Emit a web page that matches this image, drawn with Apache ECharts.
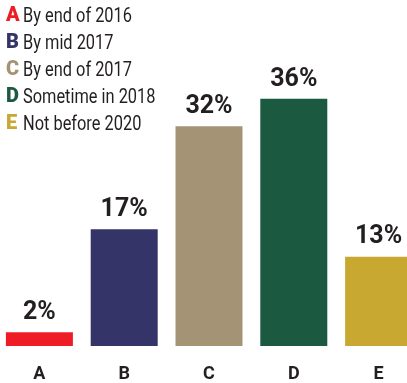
<!DOCTYPE html>
<html>
<head>
<meta charset="utf-8">
<script src="https://cdn.jsdelivr.net/npm/echarts@6/dist/echarts.min.js"></script>
<style>
  html, body { margin: 0; padding: 0; background: #fff; overflow: hidden; width: 407px; height: 383px; }
  /* the last bar runs off the right edge, so the canvas is wider than the page */
  #chart { position: absolute; left: -3px; top: 0; width: 424px; height: 383px; }
</style>
</head>
<body>
<div id="chart"></div>
<script>
// Survey answers: when will it happen?
const categories = ['A', 'B', 'C', 'D', 'E'];
const answers = ['By end of 2016', 'By mid 2017', 'By end of 2017', 'Sometime in 2018', 'Not before 2020'];
const shares = [2, 17, 32, 36, 13];
const colors = ['#ee1c25', '#343469', '#a49374', '#1b5a40', '#c8a830'];

const ink = '#231f20';
const font = 'Roboto, "Liberation Sans", sans-serif';
const offsetX = 3; // canvas starts 3px left of the page

// Key in the top-left corner: coloured letter followed by the answer text
const key = [];
categories.forEach((c, i) => {
  const y = 6 + i * 27;
  key.push({
    type: 'text', x: offsetX + 6, y: y,
    style: { text: c, fontFamily: font, fontWeight: 900, fontSize: 20, fill: colors[i], textVerticalAlign: 'top' }
  });
  key.push({
    type: 'text', x: offsetX + 23, y: y, scaleX: 0.78, originX: 0,
    style: { text: answers[i], fontFamily: font, fontSize: 21, fill: ink, textVerticalAlign: 'top' }
  });
});

const chart = echarts.init(document.getElementById('chart'));
chart.setOption({
  animation: false,
  grid: { left: 0, right: 0, top: 71.3, bottom: 35 },
  xAxis: {
    type: 'category',
    data: categories,
    axisLine: { show: false },
    axisTick: { show: false },
    axisLabel: { color: ink, fontFamily: font, fontWeight: 'bold', fontSize: 18, margin: 19 }
  },
  yAxis: {
    type: 'value', min: 0, max: 40,
    show: false
  },
  series: [{
    type: 'bar',
    barWidth: 67,
    data: shares.map((v, i) => ({ value: v, itemStyle: { color: colors[i] } })),
    label: {
      show: true,
      position: 'top',
      distance: 7,
      formatter: '{c}%',
      color: ink,
      fontFamily: font,
      fontWeight: 'bold',
      fontSize: 25
    }
  }],
  graphic: key
});
</script>
</body>
</html>
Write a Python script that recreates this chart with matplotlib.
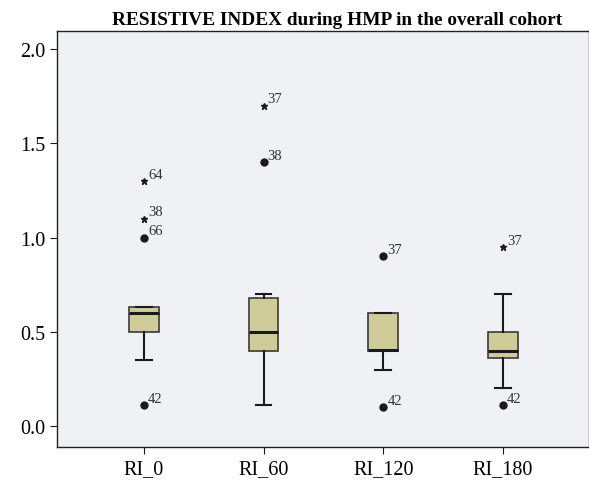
import numpy as np
import matplotlib
matplotlib.use("Agg")
import matplotlib.pyplot as plt

# DATA
labels = ["RI_0", "RI_60", "RI_120", "RI_180"]
q1 = [0.50, 0.40, 0.40, 0.36]
med = [0.60, 0.50, 0.405, 0.40]
q3 = [0.63, 0.68, 0.60, 0.50]
whislo = [0.35, 0.11, 0.30, 0.20]
whishi = [0.63, 0.70, 0.60, 0.70]

# outliers: (group index, value, case id, extreme?)
out_group = [0, 0, 0, 0, 1, 1, 2, 2, 3, 3]
out_value = [1.0, 1.1, 1.3, 0.11, 1.4, 1.7, 0.9, 0.10, 0.95, 0.11]
out_case = ["66", "38", "64", "42", "38", "37", "37", "42", "37", "42"]
out_star = [False, True, True, False, False, True, False, False, True, False]

plt.rcParams["font.family"] = ["Liberation Serif", "DejaVu Serif"]

fig = plt.figure(figsize=(5.89, 4.81), dpi=100)
ax = fig.add_axes([0.097, 0.069, 0.903, 0.864])
ax.set_facecolor("#eff1f4")

stats = []
for i in range(len(labels)):
    stats.append({"q1": q1[i], "med": med[i], "q3": q3[i],
                  "whislo": whislo[i], "whishi": whishi[i], "fliers": []})

pos = np.arange(1, len(labels) + 1)
bp = ax.bxp(stats, positions=pos, widths=0.25, capwidths=0.13,
            showfliers=False, patch_artist=True,
            boxprops=dict(facecolor="#cfcc9a", edgecolor="#3a3a3a", linewidth=1.2),
            medianprops=dict(color="#1a1a1a", linewidth=2.2),
            whiskerprops=dict(color="#1a1a1a", linewidth=1.5),
            capprops=dict(color="#1a1a1a", linewidth=1.5))

for g, v, c, s in zip(out_group, out_value, out_case, out_star):
    x = pos[g]
    if s:
        ax.plot(x, v, marker="*", color="#1a1a1a", markersize=4.5, linestyle="none")
    else:
        ax.plot(x, v, marker="o", color="#1a1a1a", markersize=5, linestyle="none")
    ax.annotate(c, (x, v), xytext=(3, 2.5), textcoords="offset points",
                fontsize=10.5, color="#333333")

ax.set_xlim(0.275, 4.72)
ax.set_ylim(-0.11, 2.095)
ax.set_xticks(pos)
ax.set_xticklabels(labels, fontsize=14.5)
ax.set_yticks([0.0, 0.5, 1.0, 1.5, 2.0])
ax.set_yticklabels(["0.0", "0.5", "1.0", "1.5", "2.0"], fontsize=14.5)
ax.tick_params(direction="out", length=5, color="#1a1a1a")
for sp in ax.spines.values():
    sp.set_color("#222222")
    sp.set_linewidth(1.0)

ax.set_title("RESISTIVE INDEX during HMP in the overall cohort",
             fontsize=13.9, fontweight="bold", pad=5, x=0.526)

fig.savefig("out.png", dpi=100)
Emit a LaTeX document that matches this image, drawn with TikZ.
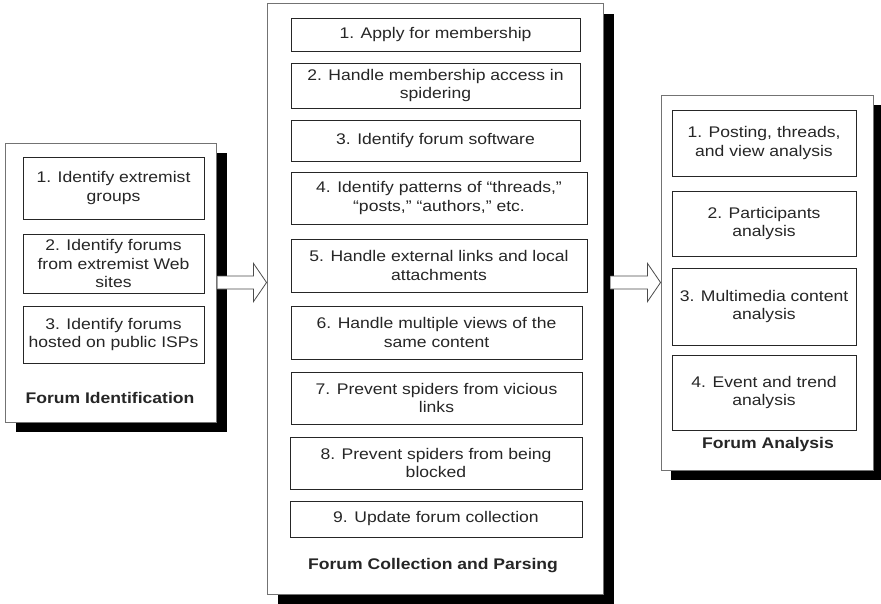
━━━━━━━━━━━━━━━━━━━━━━━━━━━━━━
(TASK PROMPT): With the pictures left out, restate word for word every line of the data above, from the first down to the line that contains "const offsetX = 3;".

(ANSWER TO THIS PROBLEM):
Emit a web page that matches this image, drawn with Apache ECharts.
<!DOCTYPE html>
<html>
<head>
<meta charset="utf-8">
<script src="https://cdn.jsdelivr.net/npm/echarts@6/dist/echarts.min.js"></script>
<style>
  html, body { margin: 0; padding: 0; background: #fff; overflow: hidden; width: 407px; height: 383px; }
  /* the last bar runs off the right edge, so the canvas is wider than the page */
  #chart { position: absolute; left: -3px; top: 0; width: 424px; height: 383px; }
</style>
</head>
<body>
<div id="chart"></div>
<script>
// Survey answers: when will it happen?
const categories = ['A', 'B', 'C', 'D', 'E'];
const answers = ['By end of 2016', 'By mid 2017', 'By end of 2017', 'Sometime in 2018', 'Not before 2020'];
const shares = [2, 17, 32, 36, 13];
const colors = ['#ee1c25', '#343469', '#a49374', '#1b5a40', '#c8a830'];

const ink = '#231f20';
const font = 'Roboto, "Liberation Sans", sans-serif';
const offsetX = 3; // canvas starts 3px left of the page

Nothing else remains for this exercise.